The exercising of any rights by individuals in a Christian congregation should always be less important than the common rights of a Christian community and for the sake of its unity, especially if there are some within its midst who are weaker in conscience.

In this case, because it might offend your brothers or sisters in Christ, you can eat these meats (at least in private), but you may not (especially in public) for the sake of their faith.

You see, love (and especially Christian love which always considers everyone else as more important than you) always builds up. Your love for your fellow Christians is always more important than your own individual freedom or rights.

This argument can then be used for almost every other situation in the church.

For example, imagine a congregation which is considering relocating the church’s bible from the altar to the lectern. While many like to have the bible on the altar to show its centrality to our worship, it also makes sense to put it where we’ll actually use it. The bible readings are read from the lectern instead of the altar, so that would be a more practical and liturgical place to put it there.

Let’s say this congregation discusses the pros and cons and puts it to the vote. The result is nearly unanimous that they should move the bible to the lectern. Then one member might stand up and say: “If that bible moves off the altar, I won’t attend worship here!”

Now, no matter what you think of such ultimatums, this congregation, out of love for this one person, might in the end agree they could move the bible, but choose not to. They might exercise both their Christian freedom and their love for their fellow member. They might choose to build up the body of Christ in love instead of dividing it over rights and entitlements and democratic votes.

Of course, this doesn’t always happen.

How many times have families and churches become divided because one person (or a number of people), choose to exercise their own rights or privileges over against their love for their brothers and sisters in Christ? How many times has the unity of the church been held to ransom by an individual or a minority group? How many times have people stopped coming to worship because of what they saw and heard fellow Christians saying or doing what they shouldn’t have?

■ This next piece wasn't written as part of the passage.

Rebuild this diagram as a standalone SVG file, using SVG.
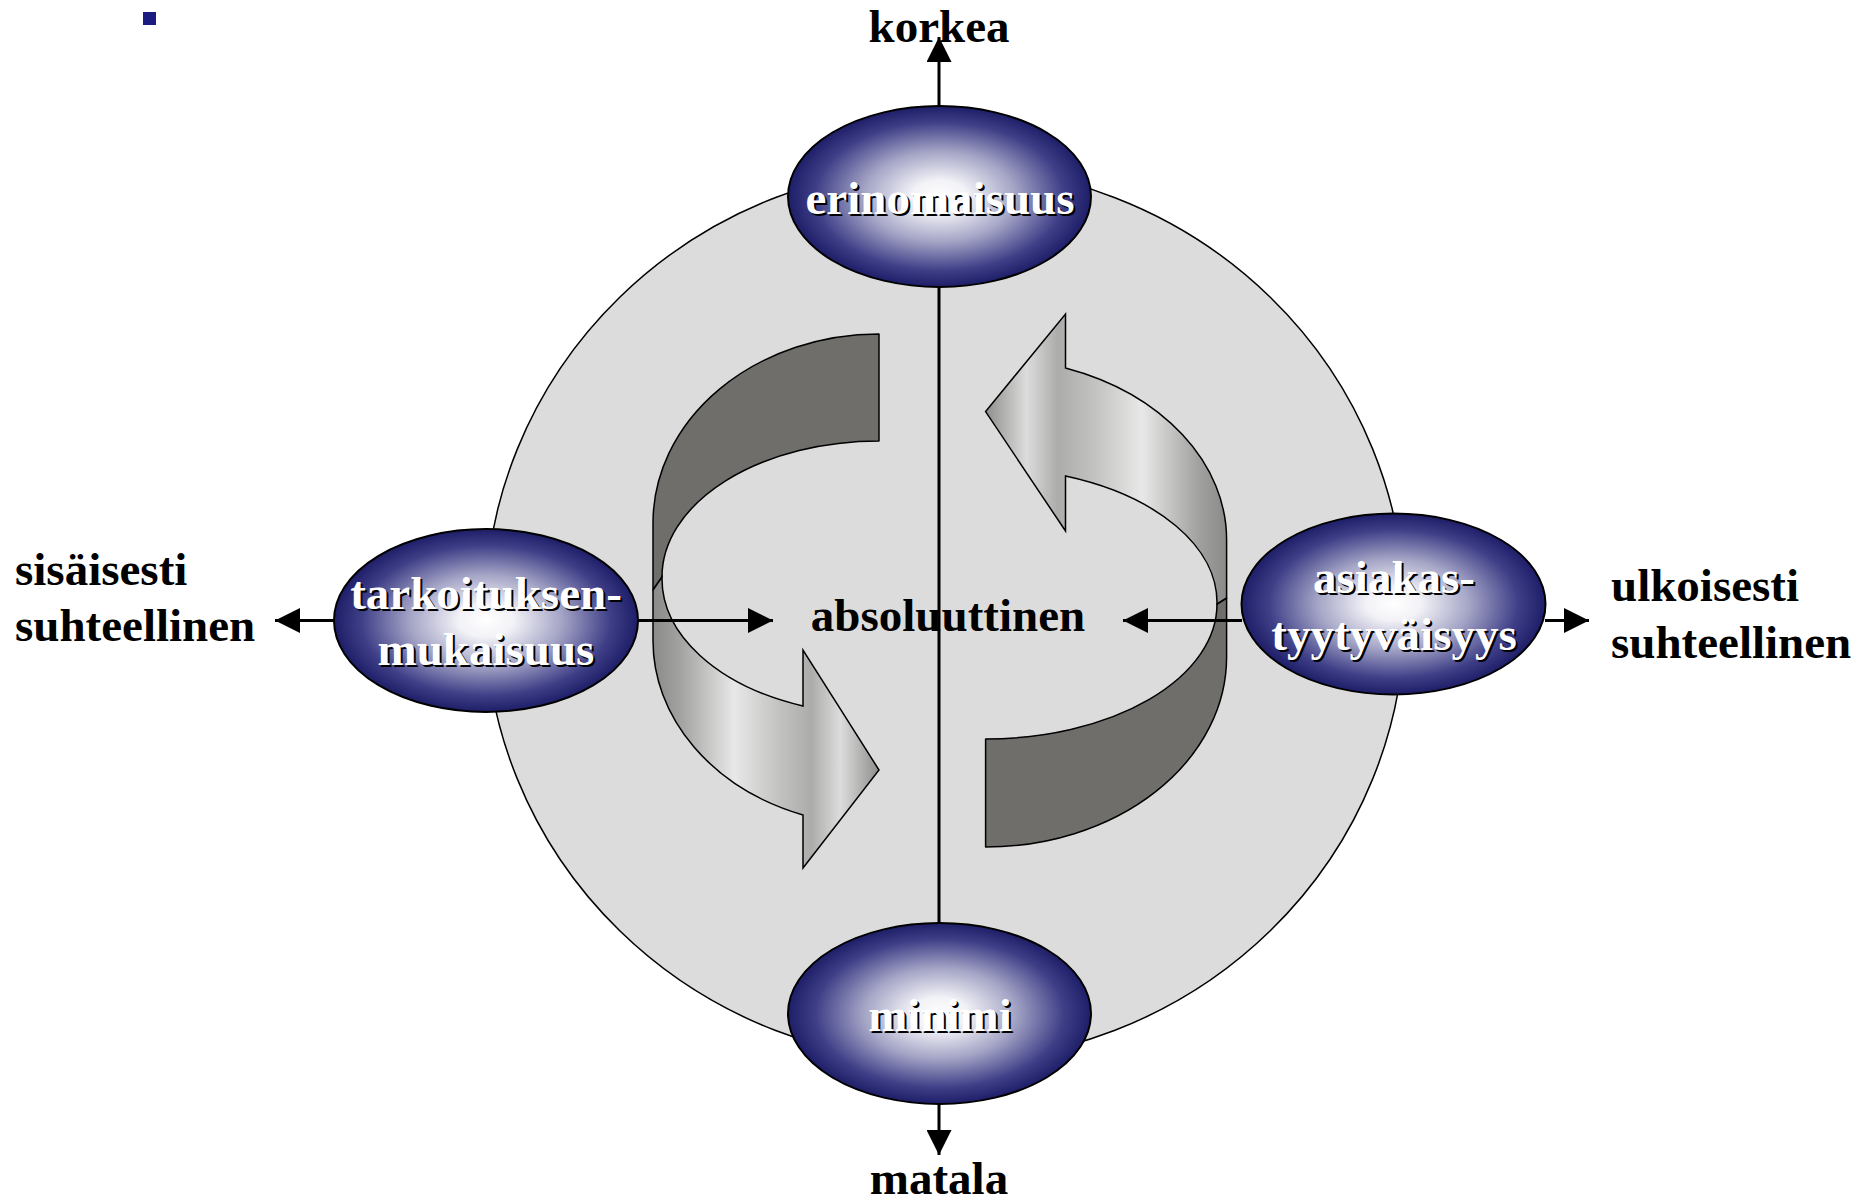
<svg xmlns="http://www.w3.org/2000/svg" width="1871" height="1204" viewBox="0 0 1871 1204">
<style>
.lbl{font-family:"Liberation Serif","Times New Roman",serif;font-weight:bold;font-size:47px;fill:#000}
.nt{font-family:"Liberation Serif","Times New Roman",serif;font-weight:bold;font-size:47px;fill:#fff;text-anchor:middle}
.ns{font-family:"Liberation Serif","Times New Roman",serif;font-weight:bold;font-size:47px;fill:#000;text-anchor:middle}
.node{fill:url(#ng);stroke:#000;stroke-width:2}
.ln{stroke:#000;stroke-width:3;fill:none}
.back{fill:#6f6e6a;stroke:#000;stroke-width:1.5;stroke-linejoin:round}
.front{stroke:#000;stroke-width:1.5;stroke-linejoin:miter}
</style>
<defs>
<radialGradient id="ng" cx="0.5" cy="0.5" r="0.5">
<stop offset="0" stop-color="#ffffff"/>
<stop offset="0.18" stop-color="#f2f2f7"/>
<stop offset="0.5" stop-color="#a4a4c6"/>
<stop offset="0.82" stop-color="#3f3f88"/>
<stop offset="1" stop-color="#1e1e68"/>
</radialGradient>
<linearGradient id="gl" gradientUnits="userSpaceOnUse" x1="653" y1="0" x2="879" y2="0">
<stop offset="0" stop-color="#8a8a88"/>
<stop offset="0.12" stop-color="#a2a2a0"/>
<stop offset="0.36" stop-color="#e8e8e8"/>
<stop offset="0.56" stop-color="#c2c2c0"/>
<stop offset="0.7" stop-color="#acacaa"/>
<stop offset="0.83" stop-color="#dcdcdc"/>
<stop offset="1" stop-color="#8e8e8c"/>
</linearGradient>
<linearGradient id="gr" gradientUnits="userSpaceOnUse" x1="985.6" y1="0" x2="1226.6" y2="0">
<stop offset="0" stop-color="#8e8e8c"/>
<stop offset="0.17" stop-color="#dcdcdc"/>
<stop offset="0.3" stop-color="#acacaa"/>
<stop offset="0.45" stop-color="#c2c2c0"/>
<stop offset="0.65" stop-color="#e8e8e8"/>
<stop offset="0.88" stop-color="#a2a2a0"/>
<stop offset="1" stop-color="#8a8a88"/>
</linearGradient>
<marker id="ah" viewBox="0 0 25 25" refX="25" refY="12.5" markerWidth="25" markerHeight="25" markerUnits="userSpaceOnUse" orient="auto">
<path d="M0,0 L25,12.5 L0,25 Z" fill="#000"/>
</marker>
</defs>
<rect width="1871" height="1204" fill="#fff"/>
<rect x="143" y="12" width="13" height="13" fill="#1c1c80"/>

<g id="background-circle">
<ellipse cx="945" cy="614" rx="460" ry="448" fill="#dcdcdc" stroke="#000" stroke-width="1.5"/>
</g>

<g id="cycle-arrow-left">
<path class="back" d="M879,334 A226,189 0 0 0 653,523 L653,590 L662,577 A217,136 0 0 1 879,441 Z"/>
<path class="front" fill="url(#gl)" d="M653,590 L662,577 A217,136 0 0 0 803,706 L803,650 L879,770 L803,868 L803,815 A226,185 0 0 1 653,640 Z"/>
</g>

<g id="cycle-arrow-right">
<path class="back" d="M985.6,847 A241,190 0 0 0 1226.6,657 L1226.6,598 L1217,604 A232,135 0 0 1 985.6,739 Z"/>
<path class="front" fill="url(#gr)" d="M1226.6,598 L1217,604 A232,135 0 0 0 1065.5,476 L1065.5,531 L985.6,411.6 L1065.5,314 L1065.5,368 A241,182 0 0 1 1226.6,540 Z"/>
</g>

<g id="center-label">
<text class="lbl" x="948" y="631" text-anchor="middle">absoluuttinen</text>
</g>

<g id="connectors">
<line class="ln" x1="939" y1="287" x2="939" y2="923"/>
<line class="ln" x1="939" y1="106" x2="939" y2="37" marker-end="url(#ah)"/>
<line class="ln" x1="939" y1="1104" x2="939" y2="1155" marker-end="url(#ah)"/>
<line class="ln" x1="334" y1="620.5" x2="275" y2="620.5" marker-end="url(#ah)"/>
<line class="ln" x1="638" y1="620.5" x2="773" y2="620.5" marker-end="url(#ah)"/>
<line class="ln" x1="1242" y1="620.5" x2="1123" y2="620.5" marker-end="url(#ah)"/>
<line class="ln" x1="1545" y1="620.5" x2="1589" y2="620.5" marker-end="url(#ah)"/>
</g>

<g id="node-erinomaisuus">
<ellipse class="node" cx="939.5" cy="196.5" rx="151.5" ry="90.5"/>
<text class="ns" x="942" y="216">erinomaisuus</text>
<text class="nt" x="940" y="214">erinomaisuus</text>
</g>

<g id="node-minimi">
<ellipse class="node" cx="939.5" cy="1013.5" rx="151.5" ry="90.5"/>
<text class="ns" x="942" y="1033">minimi</text>
<text class="nt" x="940" y="1031">minimi</text>
</g>

<g id="node-tarkoituksenmukaisuus">
<ellipse class="node" cx="486" cy="620.5" rx="152" ry="91.5"/>
<text class="ns" x="488" y="611">tarkoituksen-</text>
<text class="nt" x="486" y="609">tarkoituksen-</text>
<text class="ns" x="488" y="667">mukaisuus</text>
<text class="nt" x="486" y="665">mukaisuus</text>
</g>

<g id="node-asiakastyytyvaisyys">
<ellipse class="node" cx="1393.5" cy="604" rx="152" ry="90.5"/>
<text class="ns" x="1396" y="595">asiakas-</text>
<text class="nt" x="1394" y="593">asiakas-</text>
<text class="ns" x="1396" y="652">tyytyväisyys</text>
<text class="nt" x="1394" y="650">tyytyväisyys</text>
</g>

<g id="labels">
<text class="lbl" x="939" y="42" text-anchor="middle">korkea</text>
<text class="lbl" x="939" y="1194" text-anchor="middle">matala</text>
<text class="lbl" x="15" y="585">sisäisesti</text>
<text class="lbl" x="15" y="641">suhteellinen</text>
<text class="lbl" x="1611" y="601">ulkoisesti</text>
<text class="lbl" x="1611" y="658">suhteellinen</text>
</g>
</svg>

The basic problem is our selfish desire to serve ourselves, which often puts us on a slippery slope of confrontation and division within communities.

For example:

Let’s say I want something. It may even be a good thing to want or expect. But then I have an unmet expectation because I’m not getting what I want. I still think I’m right (or at least I believe I have a right to my expectation or desire), and so I get frustrated because I’m not getting what I want. Because I’m frustrated, it doesn’t take long before I start demanding to be satisfied. When my demands aren’t met, I’m then likely to judge you’re getting in the way of what I want, and so I’ll punish you!

How quickly we often go from having a desire to becoming judge, jury, and executioner!

But an unintended result of our own desires or demands or expectations is (no matter how noble they are); when weaker Christians see or experience our lack of love for each other, they can quickly despair of their faith and fall through the gaps of a fractured community.

Too many times love and unity have taken a back seat (or been locked away in the boot), when love and unity should have been driving all our thoughts, words, and actions.

So, when St Paul talks about food sacrificed to idols (which at first doesn’t seem to apply to us today), we unintentionally become the self-made idols or gods who expect everyone else to sacrifice themselves to our whims and desires.

We make it sound like they must all bow to our desires. They must pay the price when they don’t do what we want.

The common theme running through most of the New Testament letters (and especially from those written by St Paul), is for Christians to practice love and unity. If anyone is to sacrifice themselves and their own desires or intentions, it is the stronger Christians who will always give up their rights and privileges for the sake of others.

Now, this doesn’t mean we should reduce our teachings or our practices to the lowest common denominator, because there are certain things which are clearly commanded or forbidden by God. We don’t compromise on what God teaches in his word. But it’s often in those matters which are neither commanded nor forbidden that we often make into the most divisive ultimatums and fodder for our fights.

Paul is saying here that Christian love will always seek to build those weaker in conscience. Christian love will always seek to build up the church and sacrifice itself for unity in the body of Christ. Christian love will always concern itself with the conscience of those weaker in conscience. Christian love will always model itself on the person and loving sacrifice of Jesus Christ.

You see, Jesus didn’t come to demand or punish or condemn; saying that we should be sacrificed for his sake. He was sacrificed for our sake.

He came to satisfy his Father’s demand for someone to pay for all the times we’re selfish. He came to be punished for all the times we try to get our own way (as if we’re the idol or god who should be obeyed). He was the one condemned and sacrificed for self-serving people like you and me.

Thankfully, no matter how much we’ve hurt or offended others because of our own desires or demands, we’re reminded that, where the blood of Cain once cried out for justice, Jesus’ blood instead now cries out for our forgiveness and mercy, and through faith we’re now innocent and washed clean by this undeserving grace and sacrificial love.

Of course, there’ll still be many more questions the church will be faced with. Some of them will threaten to divide us or trouble the consciences of those weaker in conscience. In each case, God’s word (which includes the divinely inspired letters from Paul and other New Testament writers), is our guiding light to decide on all matters of faith, doctrine and life.

But we also learn today that, whenever we come across a question of “Can I?” or “Can we?” in matters which are neither commanded or forbidden, we’re to instead ask: “May we?”

After all, just because we can do something, doesn’t mean we should, especially if it affects the body of Christ or those weaker in conscience. Amen.

When we consider these questions, we’re to remember the guiding principle of the love of Christ which always seeks to build up the Christian community and preserve it in loving unity. That loving unity is more important than getting our own way, no matter how noble our desires are. Amen.